Il ne faut pas, je crois, que les cris des moines et des bigots s’opposent aux louanges du reste du monde : ils parlent, ils écrivent, ils font des journaux ; il y a même, dans l’Anti-Machiavel, quelques traits dont un ministre malin pourrait se servir pour indisposer quelques puissances.

C’est donc, sire, dans la vue de remédier à ces inconvénients que j’ai fait travailler nuit et jour à cette nouvelle édition, dont j’envoie les premières feuilles à Votre Majesté. Je n’ai fait qu’adoucir certains traits de votre admirable tableau, et j’ose m’assurer qu’avec ces petits correctifs, qui n’ôtent rien à la beauté de l’ouvrage, personne ne pourra jamais se plaindre, et cette instruction des rois passera à la postérité comme un livre sacré que personne ne blasphèmera.

Votre livre, sire, doit être comme vous ; il doit plaire à tout le monde ; vos plus petits sujets vous aiment, vos lecteurs les plus bornés doivent vous admirer.

Ne doutez pas que votre secret, étant entre les mains de tant de personnes, ne soit bientôt su de tout le monde. Un homme de Clèves disait, tandis que votre Majesté était à Moyland : « Est-il vrai que nous avons un roi, un des plus savants et des plus grands génies de l’Europe ? On dit qu’il a osé réfuter Machiavel. »
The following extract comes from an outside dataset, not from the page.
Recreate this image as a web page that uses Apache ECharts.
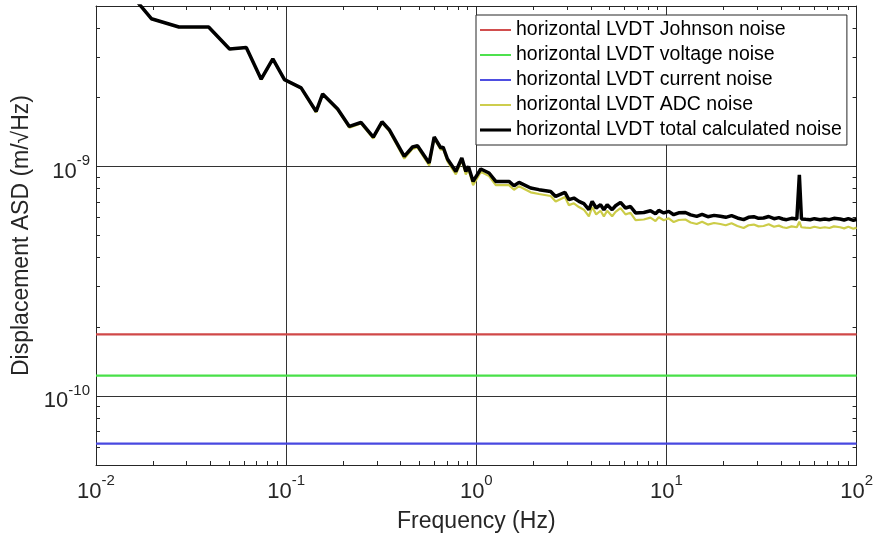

Votre cour en parle depuis plus de six mois. Tout cela rend nécessaire l’édition que j’ai faite, et dont je vais distribuer les exemplaires dans toute l’Europe, pour faire tomber celle de Van Duren, qui d’ailleurs est très-fautive.

  1. J’ai vu une traduction allemande et une traduction hollandaise, toutes les deux sous la date de 1741. (B.)